# GOAL
Copy the listing below in full and skip every picture.

********************

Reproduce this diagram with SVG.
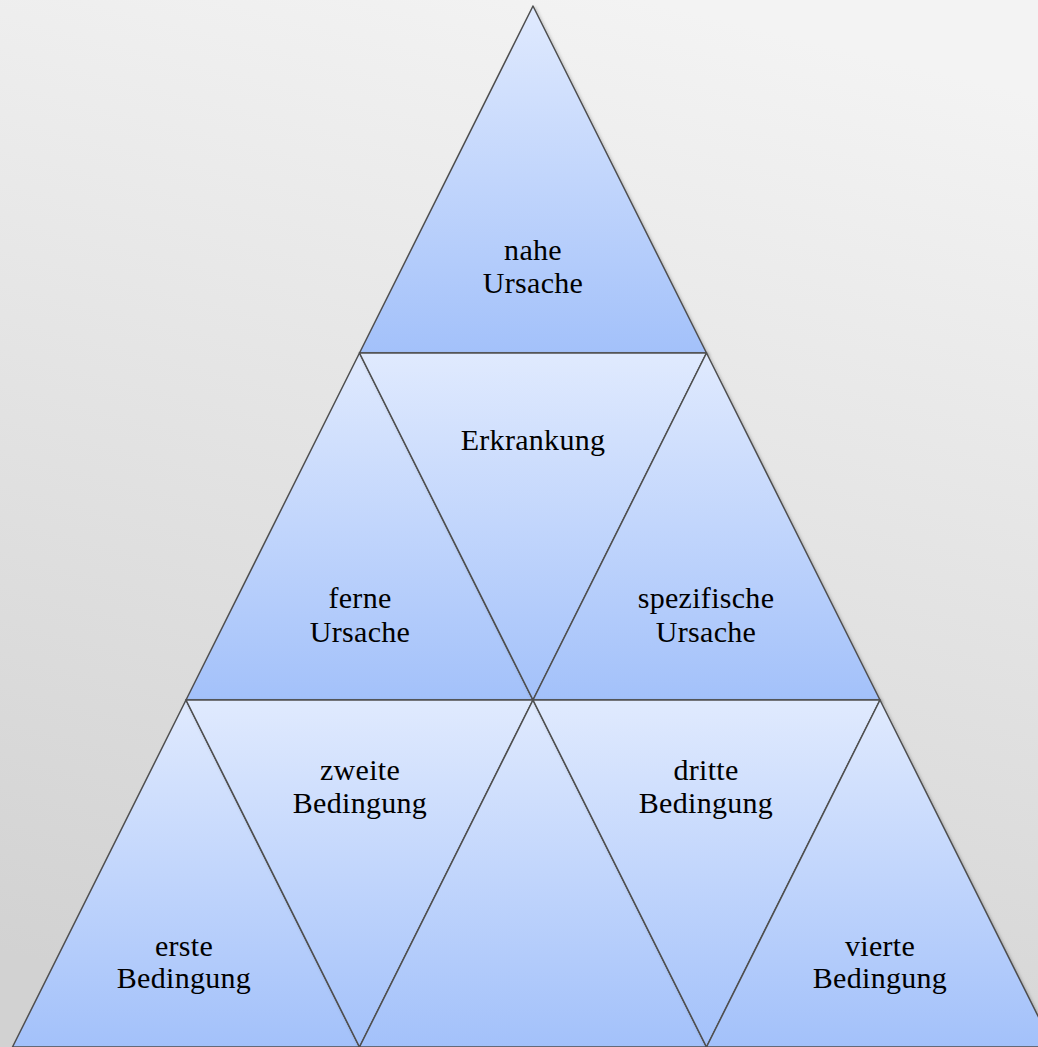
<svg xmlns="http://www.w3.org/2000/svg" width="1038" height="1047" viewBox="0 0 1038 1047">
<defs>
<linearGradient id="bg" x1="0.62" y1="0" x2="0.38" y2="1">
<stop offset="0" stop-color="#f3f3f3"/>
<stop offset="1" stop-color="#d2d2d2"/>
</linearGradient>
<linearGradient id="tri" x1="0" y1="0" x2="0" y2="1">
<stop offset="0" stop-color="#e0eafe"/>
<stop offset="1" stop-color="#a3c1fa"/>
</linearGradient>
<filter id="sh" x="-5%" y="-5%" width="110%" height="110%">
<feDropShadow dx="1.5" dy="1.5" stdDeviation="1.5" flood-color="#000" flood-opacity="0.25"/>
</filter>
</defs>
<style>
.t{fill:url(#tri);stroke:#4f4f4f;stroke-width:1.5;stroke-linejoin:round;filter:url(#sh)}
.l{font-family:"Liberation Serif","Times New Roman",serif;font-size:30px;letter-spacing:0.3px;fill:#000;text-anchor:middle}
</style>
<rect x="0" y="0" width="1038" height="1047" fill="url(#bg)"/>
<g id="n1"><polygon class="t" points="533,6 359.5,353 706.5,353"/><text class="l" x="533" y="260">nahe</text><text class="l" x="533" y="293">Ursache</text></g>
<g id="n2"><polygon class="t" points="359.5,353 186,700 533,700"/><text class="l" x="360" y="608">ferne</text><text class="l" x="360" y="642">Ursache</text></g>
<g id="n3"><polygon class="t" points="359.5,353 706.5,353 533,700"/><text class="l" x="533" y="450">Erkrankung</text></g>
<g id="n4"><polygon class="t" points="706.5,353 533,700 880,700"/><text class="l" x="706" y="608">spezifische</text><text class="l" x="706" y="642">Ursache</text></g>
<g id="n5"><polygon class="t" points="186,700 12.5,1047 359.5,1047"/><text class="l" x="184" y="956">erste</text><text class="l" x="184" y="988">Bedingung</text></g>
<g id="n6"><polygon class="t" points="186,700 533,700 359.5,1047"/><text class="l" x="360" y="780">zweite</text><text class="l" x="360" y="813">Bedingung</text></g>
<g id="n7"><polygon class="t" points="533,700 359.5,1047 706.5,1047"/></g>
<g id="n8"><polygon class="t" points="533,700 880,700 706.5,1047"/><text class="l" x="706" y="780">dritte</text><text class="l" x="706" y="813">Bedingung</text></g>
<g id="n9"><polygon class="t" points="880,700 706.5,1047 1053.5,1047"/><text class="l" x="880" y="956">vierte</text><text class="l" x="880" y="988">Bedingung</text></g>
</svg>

********************

# SOLUTION TO THIS TASK
Reproduce this diagram with SVG.
<svg xmlns="http://www.w3.org/2000/svg" width="1038" height="1047" viewBox="0 0 1038 1047">
<defs>
<linearGradient id="bg" x1="0.62" y1="0" x2="0.38" y2="1">
<stop offset="0" stop-color="#f3f3f3"/>
<stop offset="1" stop-color="#d2d2d2"/>
</linearGradient>
<linearGradient id="tri" x1="0" y1="0" x2="0" y2="1">
<stop offset="0" stop-color="#e0eafe"/>
<stop offset="1" stop-color="#a3c1fa"/>
</linearGradient>
<filter id="sh" x="-5%" y="-5%" width="110%" height="110%">
<feDropShadow dx="1.5" dy="1.5" stdDeviation="1.5" flood-color="#000" flood-opacity="0.25"/>
</filter>
</defs>
<style>
.t{fill:url(#tri);stroke:#4f4f4f;stroke-width:1.5;stroke-linejoin:round;filter:url(#sh)}
.l{font-family:"Liberation Serif","Times New Roman",serif;font-size:30px;letter-spacing:0.3px;fill:#000;text-anchor:middle}
</style>
<rect x="0" y="0" width="1038" height="1047" fill="url(#bg)"/>
<g id="n1"><polygon class="t" points="533,6 359.5,353 706.5,353"/><text class="l" x="533" y="260">nahe</text><text class="l" x="533" y="293">Ursache</text></g>
<g id="n2"><polygon class="t" points="359.5,353 186,700 533,700"/><text class="l" x="360" y="608">ferne</text><text class="l" x="360" y="642">Ursache</text></g>
<g id="n3"><polygon class="t" points="359.5,353 706.5,353 533,700"/><text class="l" x="533" y="450">Erkrankung</text></g>
<g id="n4"><polygon class="t" points="706.5,353 533,700 880,700"/><text class="l" x="706" y="608">spezifische</text><text class="l" x="706" y="642">Ursache</text></g>
<g id="n5"><polygon class="t" points="186,700 12.5,1047 359.5,1047"/><text class="l" x="184" y="956">erste</text><text class="l" x="184" y="988">Bedingung</text></g>
<g id="n6"><polygon class="t" points="186,700 533,700 359.5,1047"/><text class="l" x="360" y="780">zweite</text><text class="l" x="360" y="813">Bedingung</text></g>
<g id="n7"><polygon class="t" points="533,700 359.5,1047 706.5,1047"/></g>
<g id="n8"><polygon class="t" points="533,700 880,700 706.5,1047"/><text class="l" x="706" y="780">dritte</text><text class="l" x="706" y="813">Bedingung</text></g>
<g id="n9"><polygon class="t" points="880,700 706.5,1047 1053.5,1047"/><text class="l" x="880" y="956">vierte</text><text class="l" x="880" y="988">Bedingung</text></g>
</svg>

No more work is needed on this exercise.